Congress: Modi ruining India’s case
The main Opposition, Congress, launched a scathing attack on Prime Minister Narendra Modi on Monday, accusing him of “ruining” India’s case on Pakistan-occupied-Kashmir (PoK) by raking up the issue of
The main Opposition, Congress, launched a scathing attack on Prime Minister Narendra Modi on Monday, accusing him of “ruining” India’s case on Pakistan-occupied-Kashmir (PoK) by raking up the issue of Balochistan in his Independence Day address.
“PoK is our right. Our entitlement. We will support it. But by bringing in Balochistan, you are ruining our case. We are going to ruin our own case on PoK,” Congress leader and former external affairs minister Salman Khurshid said.
This would give an “additional handle” to Pakistan to target India as “we don’t speak about atrocities in neighbouring countries,” he told reporters at the Congress headquarters here.
Disapproving the “wild pronouncements about Balochistan,” he said that the government should ensure that its borders are secured and people are safe.
“I do not know who advised the Prime Minister for raising Balochistan. It will dilute our claim on PoK. It will give additional handle ... to interfere in our internal affairs.”

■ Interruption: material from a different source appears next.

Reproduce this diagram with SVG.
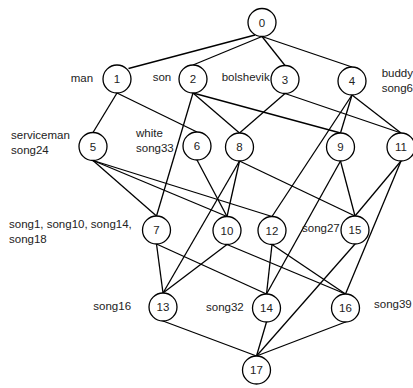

Suggesting that Mr Modi should learn from former prime minister Atal Behari Vajpayee on foreign policy, Mr Khurshid said, “Balochistan is a different kettle altogether. We have no business (there).”
He said the problem with Mr Modi, who speaks of “56-inch chest,” was that he “talks too much and does very little. In modern times, we have to act with brains.”
Mr Khurshid said that Mr Modi’s speech was not like a Prime Minister addressing the nation on a national day but as a politician during an election campaign. In his address from the ramparts of the Red Fort on the occasion of the 70th Independence Day, Mr Modi talked about the situation in PoK, Gilgit and Balochistan and said people from there have thanked him for raising their issues.
Meanwhile, Congress vice president Rahul Gandhi said freedom can never be for the few and asked Indians to aspire for a country where ideas are not “crushed violently” by the forces of hate and mediocrity. His statement came against the backdrop of recent attacks on the dalits.
“When the forces of darkness threaten this liberty for some of us, as we saw in recent times, we must remember that freedom can never be for the few — it has to be for everyone. Every human being in India has the right to dignity and the freedom to live and express themselves freely,” he said in a message on Independence Day.
Mr Gandhi said that Indians are honour-bound to aspire to a country where nobody lives in fear and “where ideas flow freely and are not crushed violently by the forces of hate and mediocrity. We must insist and fight for this truth, at all times.”
Mr Gandhi hoisted the national flag at the party headquarters here for the first time since he took over as the Congress vice president three years ago.
Congress president Sonia Gandhi, who usually hoists the tricolour at the party office, was on Sunday discharged from a private hospital. Senior party leaders including former Prime Minister Manmohan Singh, A K Antony, Ghulam Nabi Azad and others were present on the occasion.